Start of Records supplied
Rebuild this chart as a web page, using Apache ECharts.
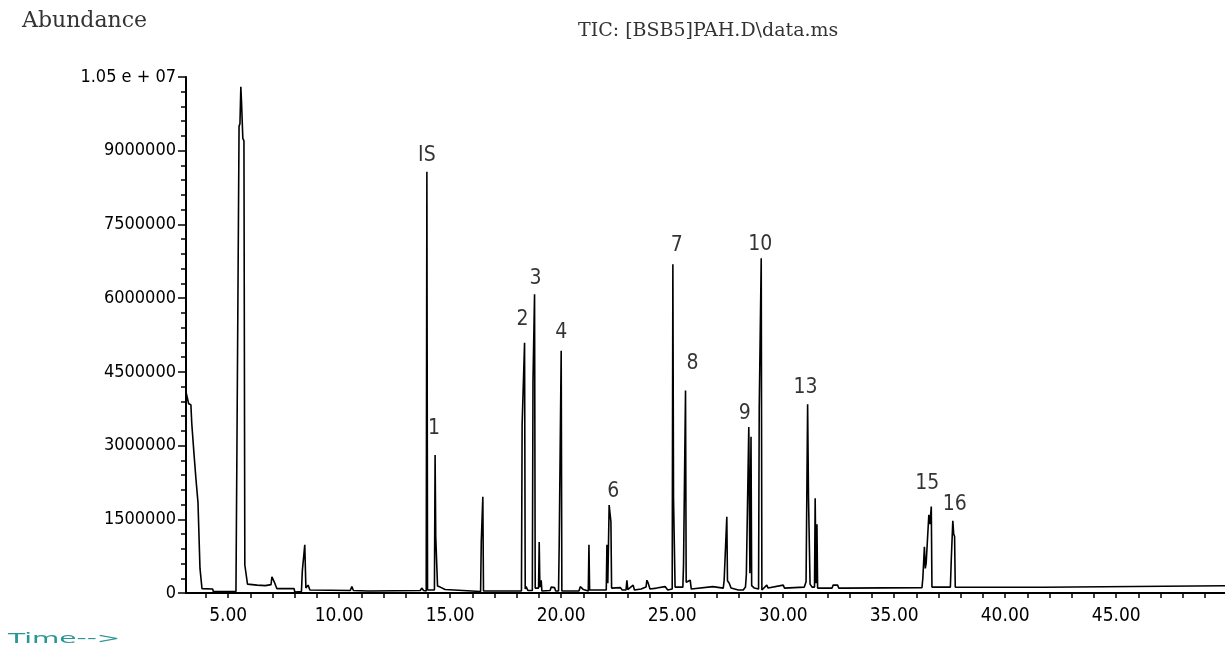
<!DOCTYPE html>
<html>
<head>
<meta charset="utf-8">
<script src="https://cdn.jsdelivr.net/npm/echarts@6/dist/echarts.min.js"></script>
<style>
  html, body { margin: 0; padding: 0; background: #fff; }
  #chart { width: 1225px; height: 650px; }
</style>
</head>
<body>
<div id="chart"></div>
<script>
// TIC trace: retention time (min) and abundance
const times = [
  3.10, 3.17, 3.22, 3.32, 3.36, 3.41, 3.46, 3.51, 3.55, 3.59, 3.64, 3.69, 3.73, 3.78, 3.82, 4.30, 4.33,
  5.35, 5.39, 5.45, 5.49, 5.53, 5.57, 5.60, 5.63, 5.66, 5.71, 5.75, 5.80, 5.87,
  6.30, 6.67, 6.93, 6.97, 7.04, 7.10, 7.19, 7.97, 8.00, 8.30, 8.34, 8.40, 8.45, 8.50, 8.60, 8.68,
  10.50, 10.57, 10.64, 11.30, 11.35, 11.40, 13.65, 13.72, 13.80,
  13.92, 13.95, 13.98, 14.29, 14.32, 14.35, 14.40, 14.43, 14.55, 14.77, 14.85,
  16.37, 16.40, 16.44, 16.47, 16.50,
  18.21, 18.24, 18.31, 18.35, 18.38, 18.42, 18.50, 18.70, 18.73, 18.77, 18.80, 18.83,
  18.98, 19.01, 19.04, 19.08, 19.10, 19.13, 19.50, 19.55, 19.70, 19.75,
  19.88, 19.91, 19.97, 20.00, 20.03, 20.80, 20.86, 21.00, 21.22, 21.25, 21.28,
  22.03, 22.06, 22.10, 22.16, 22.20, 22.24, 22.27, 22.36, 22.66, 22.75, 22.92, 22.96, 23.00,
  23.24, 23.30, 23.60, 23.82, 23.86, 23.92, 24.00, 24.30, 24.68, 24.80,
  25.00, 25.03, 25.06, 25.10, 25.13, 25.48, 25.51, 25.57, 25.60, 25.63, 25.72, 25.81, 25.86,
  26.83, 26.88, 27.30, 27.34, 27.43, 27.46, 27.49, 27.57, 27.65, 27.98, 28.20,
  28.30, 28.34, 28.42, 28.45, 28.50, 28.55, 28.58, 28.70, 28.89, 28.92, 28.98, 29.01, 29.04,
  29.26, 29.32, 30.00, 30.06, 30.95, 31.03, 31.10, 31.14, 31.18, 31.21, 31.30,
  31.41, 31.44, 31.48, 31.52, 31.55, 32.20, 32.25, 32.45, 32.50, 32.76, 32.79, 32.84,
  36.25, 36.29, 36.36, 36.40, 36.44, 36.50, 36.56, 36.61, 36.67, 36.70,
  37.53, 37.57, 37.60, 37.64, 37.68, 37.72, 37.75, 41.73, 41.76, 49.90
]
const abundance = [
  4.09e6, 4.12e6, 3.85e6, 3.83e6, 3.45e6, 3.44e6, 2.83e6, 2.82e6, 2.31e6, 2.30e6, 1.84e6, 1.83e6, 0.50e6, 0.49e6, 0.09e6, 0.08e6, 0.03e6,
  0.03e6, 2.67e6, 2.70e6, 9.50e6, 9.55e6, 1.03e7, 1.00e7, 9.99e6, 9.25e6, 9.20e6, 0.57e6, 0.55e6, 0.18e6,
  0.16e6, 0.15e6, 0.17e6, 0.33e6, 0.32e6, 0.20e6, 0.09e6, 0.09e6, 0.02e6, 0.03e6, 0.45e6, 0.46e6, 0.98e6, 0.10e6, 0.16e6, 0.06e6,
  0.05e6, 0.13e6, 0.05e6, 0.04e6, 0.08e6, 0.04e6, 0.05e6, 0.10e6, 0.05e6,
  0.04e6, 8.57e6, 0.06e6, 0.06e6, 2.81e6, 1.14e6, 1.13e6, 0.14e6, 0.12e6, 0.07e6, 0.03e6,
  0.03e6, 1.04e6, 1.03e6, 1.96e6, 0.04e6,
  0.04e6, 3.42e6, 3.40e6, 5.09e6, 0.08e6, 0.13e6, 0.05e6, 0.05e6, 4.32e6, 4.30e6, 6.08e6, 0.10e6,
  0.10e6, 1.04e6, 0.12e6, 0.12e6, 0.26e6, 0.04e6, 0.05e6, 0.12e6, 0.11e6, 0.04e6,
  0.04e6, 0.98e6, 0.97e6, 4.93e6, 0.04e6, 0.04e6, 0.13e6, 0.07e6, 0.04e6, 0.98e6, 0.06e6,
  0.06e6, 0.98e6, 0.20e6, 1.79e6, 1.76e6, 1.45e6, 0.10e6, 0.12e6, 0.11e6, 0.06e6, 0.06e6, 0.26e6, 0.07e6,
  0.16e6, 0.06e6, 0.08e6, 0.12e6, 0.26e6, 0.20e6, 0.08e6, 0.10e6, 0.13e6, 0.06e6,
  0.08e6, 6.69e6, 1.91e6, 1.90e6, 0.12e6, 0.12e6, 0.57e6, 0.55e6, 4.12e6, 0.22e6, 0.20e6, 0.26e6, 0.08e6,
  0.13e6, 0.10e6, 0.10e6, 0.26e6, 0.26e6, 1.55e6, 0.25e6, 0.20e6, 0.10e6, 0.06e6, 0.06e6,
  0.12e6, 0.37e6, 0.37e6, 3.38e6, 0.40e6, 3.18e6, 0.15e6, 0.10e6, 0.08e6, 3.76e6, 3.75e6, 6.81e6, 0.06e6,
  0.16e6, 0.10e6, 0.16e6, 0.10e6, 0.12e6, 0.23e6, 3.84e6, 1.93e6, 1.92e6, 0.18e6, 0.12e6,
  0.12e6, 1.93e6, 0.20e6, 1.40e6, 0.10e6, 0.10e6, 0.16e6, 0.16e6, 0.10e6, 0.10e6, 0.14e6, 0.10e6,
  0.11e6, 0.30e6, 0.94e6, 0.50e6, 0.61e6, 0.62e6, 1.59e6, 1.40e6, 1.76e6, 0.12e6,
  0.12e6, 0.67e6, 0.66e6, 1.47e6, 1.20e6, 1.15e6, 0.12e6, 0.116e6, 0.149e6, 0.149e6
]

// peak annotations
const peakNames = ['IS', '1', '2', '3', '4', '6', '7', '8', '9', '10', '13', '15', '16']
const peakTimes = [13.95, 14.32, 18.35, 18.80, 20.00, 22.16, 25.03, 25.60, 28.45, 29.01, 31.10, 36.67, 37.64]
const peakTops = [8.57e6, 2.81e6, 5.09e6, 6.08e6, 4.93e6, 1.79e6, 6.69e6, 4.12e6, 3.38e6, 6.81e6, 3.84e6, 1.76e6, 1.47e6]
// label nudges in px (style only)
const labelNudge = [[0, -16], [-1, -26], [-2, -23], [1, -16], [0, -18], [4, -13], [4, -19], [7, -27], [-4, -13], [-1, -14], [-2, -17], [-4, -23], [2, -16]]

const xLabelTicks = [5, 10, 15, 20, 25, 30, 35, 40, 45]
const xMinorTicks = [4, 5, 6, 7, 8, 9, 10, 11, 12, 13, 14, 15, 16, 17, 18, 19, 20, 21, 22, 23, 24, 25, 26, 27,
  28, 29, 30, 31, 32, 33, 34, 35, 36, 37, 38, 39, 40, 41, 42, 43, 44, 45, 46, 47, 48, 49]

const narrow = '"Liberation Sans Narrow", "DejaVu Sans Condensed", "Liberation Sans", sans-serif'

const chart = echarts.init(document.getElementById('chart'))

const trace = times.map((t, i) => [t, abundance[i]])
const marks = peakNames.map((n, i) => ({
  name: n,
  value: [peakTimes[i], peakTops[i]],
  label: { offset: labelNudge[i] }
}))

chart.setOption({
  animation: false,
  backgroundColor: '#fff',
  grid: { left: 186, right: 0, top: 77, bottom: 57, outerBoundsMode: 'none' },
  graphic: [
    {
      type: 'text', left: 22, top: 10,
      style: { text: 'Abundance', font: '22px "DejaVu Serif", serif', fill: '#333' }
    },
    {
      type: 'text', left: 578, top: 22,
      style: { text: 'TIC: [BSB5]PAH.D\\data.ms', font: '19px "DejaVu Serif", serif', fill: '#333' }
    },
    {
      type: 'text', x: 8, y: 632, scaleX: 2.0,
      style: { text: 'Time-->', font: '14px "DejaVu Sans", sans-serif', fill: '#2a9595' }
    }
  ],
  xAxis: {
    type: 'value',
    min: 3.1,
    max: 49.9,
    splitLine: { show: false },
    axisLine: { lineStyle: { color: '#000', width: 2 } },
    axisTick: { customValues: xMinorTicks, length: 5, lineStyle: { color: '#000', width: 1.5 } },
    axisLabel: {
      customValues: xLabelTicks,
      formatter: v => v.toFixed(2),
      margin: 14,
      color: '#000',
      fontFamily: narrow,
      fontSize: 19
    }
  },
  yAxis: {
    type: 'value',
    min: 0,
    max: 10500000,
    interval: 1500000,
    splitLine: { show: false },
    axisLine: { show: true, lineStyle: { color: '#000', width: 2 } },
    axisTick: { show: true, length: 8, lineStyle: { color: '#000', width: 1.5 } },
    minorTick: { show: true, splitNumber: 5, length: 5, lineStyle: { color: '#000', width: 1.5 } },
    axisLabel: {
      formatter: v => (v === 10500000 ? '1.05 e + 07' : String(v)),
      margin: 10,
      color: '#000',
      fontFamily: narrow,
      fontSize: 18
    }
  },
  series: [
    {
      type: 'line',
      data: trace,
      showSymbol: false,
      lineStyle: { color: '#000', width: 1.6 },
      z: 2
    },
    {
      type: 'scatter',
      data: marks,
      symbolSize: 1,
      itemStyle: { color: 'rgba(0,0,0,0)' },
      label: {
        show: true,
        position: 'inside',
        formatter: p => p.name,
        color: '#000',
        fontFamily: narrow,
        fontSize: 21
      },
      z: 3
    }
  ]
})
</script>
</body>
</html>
End of Records supplied
Start of Records supplied
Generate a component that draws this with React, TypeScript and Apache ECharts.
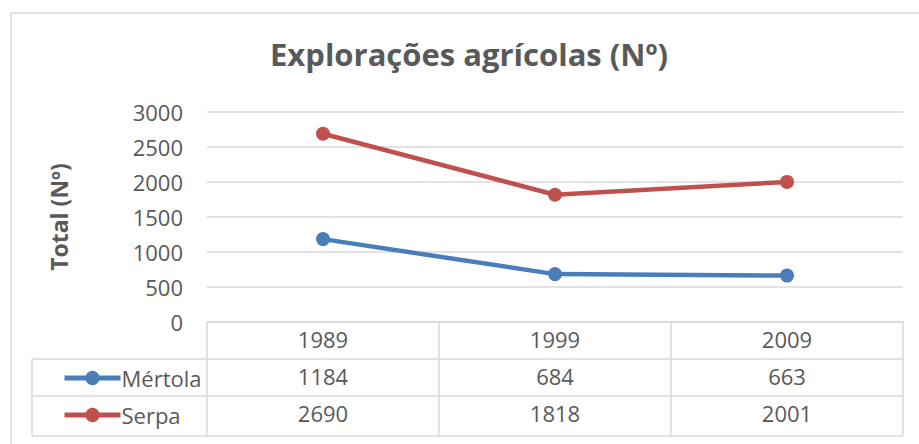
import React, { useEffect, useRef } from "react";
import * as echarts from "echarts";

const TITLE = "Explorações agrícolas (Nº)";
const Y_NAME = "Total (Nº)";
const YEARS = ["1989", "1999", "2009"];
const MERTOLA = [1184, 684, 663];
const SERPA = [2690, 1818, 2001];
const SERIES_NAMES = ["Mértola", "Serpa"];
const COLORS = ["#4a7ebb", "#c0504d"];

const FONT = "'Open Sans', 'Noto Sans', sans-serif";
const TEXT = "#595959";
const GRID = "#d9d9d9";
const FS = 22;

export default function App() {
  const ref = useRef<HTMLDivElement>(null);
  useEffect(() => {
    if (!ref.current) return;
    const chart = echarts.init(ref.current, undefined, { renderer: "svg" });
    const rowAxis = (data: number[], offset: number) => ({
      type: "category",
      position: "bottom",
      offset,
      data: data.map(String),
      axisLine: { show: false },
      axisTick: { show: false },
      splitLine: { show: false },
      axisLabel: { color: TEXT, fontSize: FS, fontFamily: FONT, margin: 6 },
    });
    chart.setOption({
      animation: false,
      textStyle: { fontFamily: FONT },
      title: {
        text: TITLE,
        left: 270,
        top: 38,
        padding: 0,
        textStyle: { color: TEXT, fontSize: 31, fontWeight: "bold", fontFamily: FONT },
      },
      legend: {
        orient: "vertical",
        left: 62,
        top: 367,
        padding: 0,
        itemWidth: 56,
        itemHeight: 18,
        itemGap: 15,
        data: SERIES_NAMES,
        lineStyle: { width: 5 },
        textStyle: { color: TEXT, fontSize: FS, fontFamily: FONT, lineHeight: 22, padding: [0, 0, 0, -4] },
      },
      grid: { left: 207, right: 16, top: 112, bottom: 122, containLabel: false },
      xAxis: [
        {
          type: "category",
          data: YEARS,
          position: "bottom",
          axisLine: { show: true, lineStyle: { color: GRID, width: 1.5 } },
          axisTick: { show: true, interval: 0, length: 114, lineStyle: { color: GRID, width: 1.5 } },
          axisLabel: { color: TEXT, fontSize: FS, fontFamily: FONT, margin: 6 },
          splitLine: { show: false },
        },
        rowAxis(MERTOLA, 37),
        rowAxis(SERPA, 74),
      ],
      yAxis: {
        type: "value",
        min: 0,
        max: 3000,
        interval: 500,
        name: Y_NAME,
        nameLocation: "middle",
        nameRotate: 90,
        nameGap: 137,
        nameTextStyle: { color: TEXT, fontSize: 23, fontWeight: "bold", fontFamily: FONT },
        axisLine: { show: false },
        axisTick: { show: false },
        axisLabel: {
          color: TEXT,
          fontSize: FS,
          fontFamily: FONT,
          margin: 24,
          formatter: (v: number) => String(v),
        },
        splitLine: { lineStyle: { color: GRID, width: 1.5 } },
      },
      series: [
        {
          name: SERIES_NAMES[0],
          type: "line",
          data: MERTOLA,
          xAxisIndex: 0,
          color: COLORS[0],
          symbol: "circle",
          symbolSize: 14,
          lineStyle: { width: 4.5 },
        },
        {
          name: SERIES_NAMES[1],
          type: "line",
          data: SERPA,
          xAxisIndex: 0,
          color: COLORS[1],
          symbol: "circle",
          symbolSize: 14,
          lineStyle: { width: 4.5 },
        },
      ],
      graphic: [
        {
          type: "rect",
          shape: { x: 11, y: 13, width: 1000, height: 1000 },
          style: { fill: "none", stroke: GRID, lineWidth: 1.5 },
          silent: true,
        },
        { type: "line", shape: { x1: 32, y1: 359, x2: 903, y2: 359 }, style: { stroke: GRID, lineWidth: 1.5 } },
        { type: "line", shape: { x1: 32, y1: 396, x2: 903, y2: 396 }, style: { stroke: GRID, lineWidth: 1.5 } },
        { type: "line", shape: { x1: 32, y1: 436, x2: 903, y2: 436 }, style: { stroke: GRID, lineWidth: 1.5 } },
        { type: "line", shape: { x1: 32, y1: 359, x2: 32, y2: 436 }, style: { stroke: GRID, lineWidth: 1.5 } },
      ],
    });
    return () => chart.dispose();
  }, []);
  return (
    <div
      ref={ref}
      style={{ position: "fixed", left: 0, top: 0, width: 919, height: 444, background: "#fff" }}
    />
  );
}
End of Records supplied
Do this => Copy, exactly as they stand, the lines from the one that holds "Generate a component" to the one that holds "import * as", both included, and drop every picture.

Complete output =>
Generate a component that draws this with React, TypeScript and Apache ECharts.
import React, { useEffect, useRef } from "react";
import * as echarts from "echarts";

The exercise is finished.